:: WRITTEN REQUEST ::
Would you return the run of lines that starts at the one with "Recreate this image" and ends at the one with "months = list(range(len(hotspots)))", ends included, exactly as written and without the images?

··· RECORDS FOR THIS TASK ···

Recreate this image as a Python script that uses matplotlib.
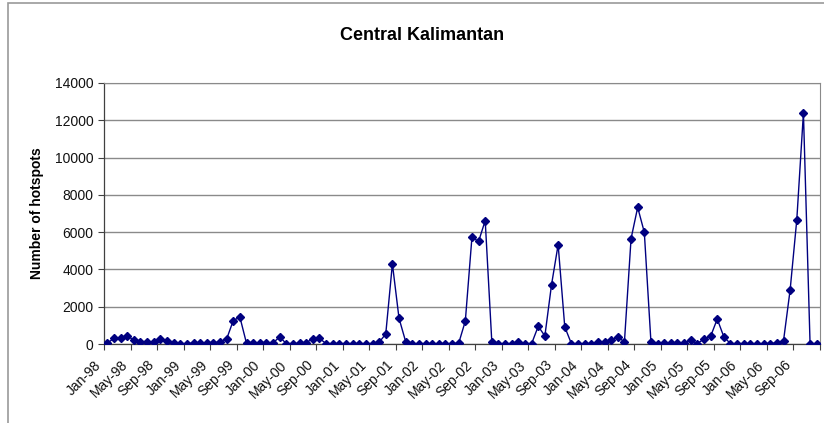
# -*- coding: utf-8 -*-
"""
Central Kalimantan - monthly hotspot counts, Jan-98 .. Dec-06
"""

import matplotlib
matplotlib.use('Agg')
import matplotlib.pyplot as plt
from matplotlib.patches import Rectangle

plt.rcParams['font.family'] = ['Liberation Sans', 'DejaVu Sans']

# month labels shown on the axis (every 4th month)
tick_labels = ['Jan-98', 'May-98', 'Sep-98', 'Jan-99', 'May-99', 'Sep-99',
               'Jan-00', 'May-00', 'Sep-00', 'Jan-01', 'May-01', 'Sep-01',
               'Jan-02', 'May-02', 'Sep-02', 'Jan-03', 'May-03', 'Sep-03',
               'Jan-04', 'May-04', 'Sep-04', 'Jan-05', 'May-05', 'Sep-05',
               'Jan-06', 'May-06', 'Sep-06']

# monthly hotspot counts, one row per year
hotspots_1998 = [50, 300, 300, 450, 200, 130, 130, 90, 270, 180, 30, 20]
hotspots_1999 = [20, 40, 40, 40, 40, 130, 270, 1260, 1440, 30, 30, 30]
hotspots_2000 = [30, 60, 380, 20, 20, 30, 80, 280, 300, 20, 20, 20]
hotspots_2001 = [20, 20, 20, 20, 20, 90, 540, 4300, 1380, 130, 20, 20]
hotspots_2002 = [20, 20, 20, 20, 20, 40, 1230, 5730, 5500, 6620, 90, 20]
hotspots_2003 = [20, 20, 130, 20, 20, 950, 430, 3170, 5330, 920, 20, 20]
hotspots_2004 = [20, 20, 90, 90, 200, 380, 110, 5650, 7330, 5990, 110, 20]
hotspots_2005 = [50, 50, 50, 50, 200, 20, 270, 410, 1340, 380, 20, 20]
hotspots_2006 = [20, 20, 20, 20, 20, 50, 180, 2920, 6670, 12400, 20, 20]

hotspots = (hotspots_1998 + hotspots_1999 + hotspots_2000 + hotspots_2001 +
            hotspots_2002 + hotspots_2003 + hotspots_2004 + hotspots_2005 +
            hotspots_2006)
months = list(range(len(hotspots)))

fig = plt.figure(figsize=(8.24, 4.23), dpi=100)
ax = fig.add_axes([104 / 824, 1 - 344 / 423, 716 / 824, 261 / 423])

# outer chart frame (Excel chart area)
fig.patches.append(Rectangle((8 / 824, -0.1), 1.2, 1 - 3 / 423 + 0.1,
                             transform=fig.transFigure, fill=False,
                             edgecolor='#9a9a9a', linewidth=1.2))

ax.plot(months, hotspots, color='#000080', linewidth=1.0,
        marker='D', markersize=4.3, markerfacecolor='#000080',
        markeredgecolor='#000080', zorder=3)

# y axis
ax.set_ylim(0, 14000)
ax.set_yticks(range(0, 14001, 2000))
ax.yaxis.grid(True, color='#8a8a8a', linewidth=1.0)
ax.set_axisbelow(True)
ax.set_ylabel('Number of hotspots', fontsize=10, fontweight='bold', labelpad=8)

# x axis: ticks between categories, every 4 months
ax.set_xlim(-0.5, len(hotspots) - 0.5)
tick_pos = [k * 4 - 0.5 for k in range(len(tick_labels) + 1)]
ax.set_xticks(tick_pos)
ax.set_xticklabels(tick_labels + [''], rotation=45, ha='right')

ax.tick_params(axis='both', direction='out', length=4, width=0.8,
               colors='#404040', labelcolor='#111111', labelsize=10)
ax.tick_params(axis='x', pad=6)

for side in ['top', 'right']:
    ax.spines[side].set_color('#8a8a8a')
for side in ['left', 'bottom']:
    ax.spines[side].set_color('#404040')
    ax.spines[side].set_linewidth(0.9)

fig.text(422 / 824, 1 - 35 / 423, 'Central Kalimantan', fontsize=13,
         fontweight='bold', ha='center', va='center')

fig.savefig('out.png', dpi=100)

···
··· RECORDS FOR THIS TASK ···

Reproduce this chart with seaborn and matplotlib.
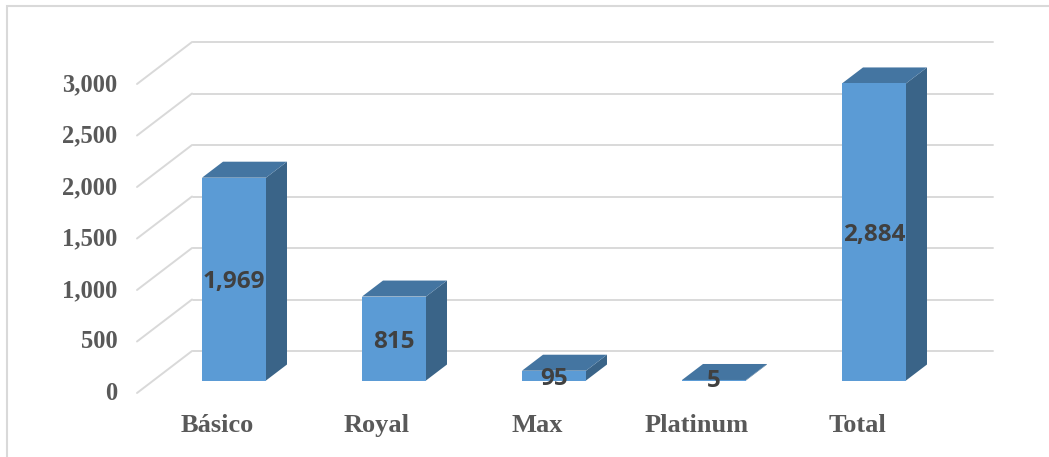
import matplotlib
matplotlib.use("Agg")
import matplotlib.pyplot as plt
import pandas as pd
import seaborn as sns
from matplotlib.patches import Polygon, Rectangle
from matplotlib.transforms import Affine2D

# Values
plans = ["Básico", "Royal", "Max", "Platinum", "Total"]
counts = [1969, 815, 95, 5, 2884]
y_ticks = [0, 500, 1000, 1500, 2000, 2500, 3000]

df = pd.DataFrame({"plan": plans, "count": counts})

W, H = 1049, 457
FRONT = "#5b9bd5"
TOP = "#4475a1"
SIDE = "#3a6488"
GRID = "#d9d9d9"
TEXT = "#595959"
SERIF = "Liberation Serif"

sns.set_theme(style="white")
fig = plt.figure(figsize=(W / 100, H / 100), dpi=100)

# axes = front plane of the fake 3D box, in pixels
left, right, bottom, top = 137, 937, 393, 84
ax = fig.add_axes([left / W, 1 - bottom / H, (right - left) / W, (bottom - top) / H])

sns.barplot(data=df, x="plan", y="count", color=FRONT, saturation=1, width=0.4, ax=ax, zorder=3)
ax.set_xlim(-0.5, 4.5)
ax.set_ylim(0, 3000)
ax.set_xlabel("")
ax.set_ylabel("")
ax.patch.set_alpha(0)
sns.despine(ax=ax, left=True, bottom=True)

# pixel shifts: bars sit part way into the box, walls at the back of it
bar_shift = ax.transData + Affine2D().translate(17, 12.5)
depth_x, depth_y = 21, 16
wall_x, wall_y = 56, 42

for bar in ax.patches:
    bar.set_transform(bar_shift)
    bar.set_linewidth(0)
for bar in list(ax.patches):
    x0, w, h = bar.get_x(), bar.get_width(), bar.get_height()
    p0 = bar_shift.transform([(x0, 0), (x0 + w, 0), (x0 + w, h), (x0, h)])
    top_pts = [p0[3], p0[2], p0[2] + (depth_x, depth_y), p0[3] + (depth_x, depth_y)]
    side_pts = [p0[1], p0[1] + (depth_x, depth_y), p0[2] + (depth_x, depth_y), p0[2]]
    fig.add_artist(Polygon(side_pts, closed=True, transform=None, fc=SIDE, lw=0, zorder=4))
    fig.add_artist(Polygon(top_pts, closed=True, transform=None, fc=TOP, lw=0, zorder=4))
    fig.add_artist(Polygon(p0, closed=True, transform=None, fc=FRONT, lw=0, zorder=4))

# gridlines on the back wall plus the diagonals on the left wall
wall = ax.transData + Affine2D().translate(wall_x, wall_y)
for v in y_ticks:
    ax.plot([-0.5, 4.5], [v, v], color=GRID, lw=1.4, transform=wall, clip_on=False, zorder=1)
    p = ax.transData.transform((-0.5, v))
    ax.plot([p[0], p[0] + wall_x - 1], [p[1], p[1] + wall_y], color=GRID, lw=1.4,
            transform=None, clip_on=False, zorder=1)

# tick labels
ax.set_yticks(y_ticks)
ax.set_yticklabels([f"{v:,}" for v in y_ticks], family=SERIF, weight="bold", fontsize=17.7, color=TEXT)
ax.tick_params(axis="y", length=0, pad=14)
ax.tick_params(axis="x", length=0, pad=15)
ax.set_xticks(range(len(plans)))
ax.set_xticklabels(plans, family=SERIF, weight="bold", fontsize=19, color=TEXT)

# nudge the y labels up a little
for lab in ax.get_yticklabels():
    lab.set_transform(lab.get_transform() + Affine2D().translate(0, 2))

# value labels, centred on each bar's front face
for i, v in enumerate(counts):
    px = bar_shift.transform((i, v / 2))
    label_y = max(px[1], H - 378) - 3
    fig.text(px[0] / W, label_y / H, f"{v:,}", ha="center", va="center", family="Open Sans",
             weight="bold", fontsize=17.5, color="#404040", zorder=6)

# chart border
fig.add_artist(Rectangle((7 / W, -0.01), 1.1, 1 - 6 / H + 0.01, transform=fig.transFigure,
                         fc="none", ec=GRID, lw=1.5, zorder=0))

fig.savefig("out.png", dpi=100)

···

:: ANSWER BELOW ::
Recreate this image as a Python script that uses matplotlib.
# -*- coding: utf-8 -*-
"""
Central Kalimantan - monthly hotspot counts, Jan-98 .. Dec-06
"""

import matplotlib
matplotlib.use('Agg')
import matplotlib.pyplot as plt
from matplotlib.patches import Rectangle

plt.rcParams['font.family'] = ['Liberation Sans', 'DejaVu Sans']

# month labels shown on the axis (every 4th month)
tick_labels = ['Jan-98', 'May-98', 'Sep-98', 'Jan-99', 'May-99', 'Sep-99',
               'Jan-00', 'May-00', 'Sep-00', 'Jan-01', 'May-01', 'Sep-01',
               'Jan-02', 'May-02', 'Sep-02', 'Jan-03', 'May-03', 'Sep-03',
               'Jan-04', 'May-04', 'Sep-04', 'Jan-05', 'May-05', 'Sep-05',
               'Jan-06', 'May-06', 'Sep-06']

# monthly hotspot counts, one row per year
hotspots_1998 = [50, 300, 300, 450, 200, 130, 130, 90, 270, 180, 30, 20]
hotspots_1999 = [20, 40, 40, 40, 40, 130, 270, 1260, 1440, 30, 30, 30]
hotspots_2000 = [30, 60, 380, 20, 20, 30, 80, 280, 300, 20, 20, 20]
hotspots_2001 = [20, 20, 20, 20, 20, 90, 540, 4300, 1380, 130, 20, 20]
hotspots_2002 = [20, 20, 20, 20, 20, 40, 1230, 5730, 5500, 6620, 90, 20]
hotspots_2003 = [20, 20, 130, 20, 20, 950, 430, 3170, 5330, 920, 20, 20]
hotspots_2004 = [20, 20, 90, 90, 200, 380, 110, 5650, 7330, 5990, 110, 20]
hotspots_2005 = [50, 50, 50, 50, 200, 20, 270, 410, 1340, 380, 20, 20]
hotspots_2006 = [20, 20, 20, 20, 20, 50, 180, 2920, 6670, 12400, 20, 20]

hotspots = (hotspots_1998 + hotspots_1999 + hotspots_2000 + hotspots_2001 +
            hotspots_2002 + hotspots_2003 + hotspots_2004 + hotspots_2005 +
            hotspots_2006)
months = list(range(len(hotspots)))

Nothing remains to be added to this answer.